In DIRECTV, Inc. v. Imburgia, — U.S. —, 136 S. Ct. 463, 468 (2015), an arbitration case, Justice Breyer wrote the opinion of the Court and referred to the broad latitude of the parties in deciding which rules to apply to an arbitration agreement:
“As the Court of Appeal noted, the Federal Arbitration Act allows parties to an arbitration contract considerable latitude to choose what law governs some or all of its provisions, including the law governing enforceability of a class-arbitration waiver. … In principle, they might choose to have portions of their contract governed by the law of Tibet, the law of pre-revolutionary Russia, or (as is relevant here) the law of California including the Discover Bank rule and irrespective of that rule’s invalidation in Concepcion.”
While it is possible to agree to use the law of Tibet or of Czarist Russia in arbitrating a case, I have never had a party express interest in the possibility.
Fairly often, arbitration agreements do not specify the rules to be followed. In my Case Management conferences, I try to get agreement on the rules. The AAA, AHLA, and JAMS rules are fairly thorough, and reflect a lot of effort to create fair and impartial handling of cases. It is wise to agree to one of these sets of rules, and not to develop a new set.

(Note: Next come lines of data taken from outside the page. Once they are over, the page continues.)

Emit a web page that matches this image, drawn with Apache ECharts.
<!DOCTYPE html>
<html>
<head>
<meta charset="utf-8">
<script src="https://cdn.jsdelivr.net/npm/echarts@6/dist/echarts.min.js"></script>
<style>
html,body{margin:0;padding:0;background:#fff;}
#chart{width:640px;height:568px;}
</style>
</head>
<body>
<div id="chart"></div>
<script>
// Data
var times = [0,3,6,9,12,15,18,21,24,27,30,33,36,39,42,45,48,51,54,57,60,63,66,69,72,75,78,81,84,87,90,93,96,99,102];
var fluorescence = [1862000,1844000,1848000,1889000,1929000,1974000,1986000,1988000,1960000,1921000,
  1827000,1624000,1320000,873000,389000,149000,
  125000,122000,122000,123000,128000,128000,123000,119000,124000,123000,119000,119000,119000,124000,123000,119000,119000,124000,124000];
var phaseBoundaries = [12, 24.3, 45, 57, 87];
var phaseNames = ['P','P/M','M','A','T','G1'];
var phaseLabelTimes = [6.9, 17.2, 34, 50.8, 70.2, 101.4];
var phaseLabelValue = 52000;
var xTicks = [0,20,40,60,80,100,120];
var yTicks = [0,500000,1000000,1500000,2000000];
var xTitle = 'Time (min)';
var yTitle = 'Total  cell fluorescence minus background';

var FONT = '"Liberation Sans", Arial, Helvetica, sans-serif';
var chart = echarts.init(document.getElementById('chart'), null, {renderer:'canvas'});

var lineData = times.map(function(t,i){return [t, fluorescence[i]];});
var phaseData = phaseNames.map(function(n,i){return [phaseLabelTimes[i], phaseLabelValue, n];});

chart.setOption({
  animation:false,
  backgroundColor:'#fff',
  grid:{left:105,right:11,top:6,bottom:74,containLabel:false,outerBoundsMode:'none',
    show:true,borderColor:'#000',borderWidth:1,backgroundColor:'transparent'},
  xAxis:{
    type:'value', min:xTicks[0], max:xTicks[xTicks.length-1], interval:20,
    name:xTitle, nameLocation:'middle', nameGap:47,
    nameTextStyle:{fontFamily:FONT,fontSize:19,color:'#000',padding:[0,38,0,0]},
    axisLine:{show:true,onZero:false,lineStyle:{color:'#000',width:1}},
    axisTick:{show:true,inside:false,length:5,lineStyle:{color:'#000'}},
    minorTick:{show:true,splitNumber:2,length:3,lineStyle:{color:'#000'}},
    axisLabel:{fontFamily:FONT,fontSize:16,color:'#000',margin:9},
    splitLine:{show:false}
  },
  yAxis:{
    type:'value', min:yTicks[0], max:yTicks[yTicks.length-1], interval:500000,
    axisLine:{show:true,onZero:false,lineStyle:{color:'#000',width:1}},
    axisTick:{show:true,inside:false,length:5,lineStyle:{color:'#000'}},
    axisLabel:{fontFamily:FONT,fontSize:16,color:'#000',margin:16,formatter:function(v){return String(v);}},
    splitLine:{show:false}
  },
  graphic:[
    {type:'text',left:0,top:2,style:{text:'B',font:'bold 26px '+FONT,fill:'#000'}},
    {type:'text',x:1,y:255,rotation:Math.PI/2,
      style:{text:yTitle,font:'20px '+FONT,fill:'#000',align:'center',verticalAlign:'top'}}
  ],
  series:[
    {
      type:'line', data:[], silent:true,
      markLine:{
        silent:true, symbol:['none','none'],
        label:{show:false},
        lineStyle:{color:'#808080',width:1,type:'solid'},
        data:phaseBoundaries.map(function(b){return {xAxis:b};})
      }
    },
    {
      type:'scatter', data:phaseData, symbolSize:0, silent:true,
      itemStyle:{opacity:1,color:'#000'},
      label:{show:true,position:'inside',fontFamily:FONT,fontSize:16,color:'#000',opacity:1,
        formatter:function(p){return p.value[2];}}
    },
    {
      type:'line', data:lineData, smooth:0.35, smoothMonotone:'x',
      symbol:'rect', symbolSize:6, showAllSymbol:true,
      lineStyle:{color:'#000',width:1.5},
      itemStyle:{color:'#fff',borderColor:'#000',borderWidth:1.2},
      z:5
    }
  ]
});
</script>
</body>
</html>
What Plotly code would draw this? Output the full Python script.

There are major risks in the enforceability of arbitration agreements when only one of the parties has drafted the rules. The temptation to build in an advantage for the party drafting the agreement is sometimes too great to resist. For a cautionary tale where everything was done wrong, see Hooters of America, Inc. v. Phillips, 39 F.Supp.2d 582 (D.S.C. 1998), aff’d, 173 F.3d 933 (4th Cir. 1999). Judges are much more comfortable enforcing arbitration clauses where the rules were drafted by a reputable entity like the American Arbitration Association.
Like most arbitrators, I will not agree to arbitrate a dispute under a set of rules that puts any party at an unfair disadvantage.
Occasionally, I have been asked not to use any rules at all, but simply to use my good judgment. This tends to happen when the parties primarily care that the matter be resolved fairly, cannot agree, and have a much lesser concern whether the matter is resolved correctly. They want to get rid of the dispute with something more than a coin toss but without spending much more effort, and move on. That can be done, and I’ve done it with the parties stipulating in a writing specific to the dispute that they would abide by the result.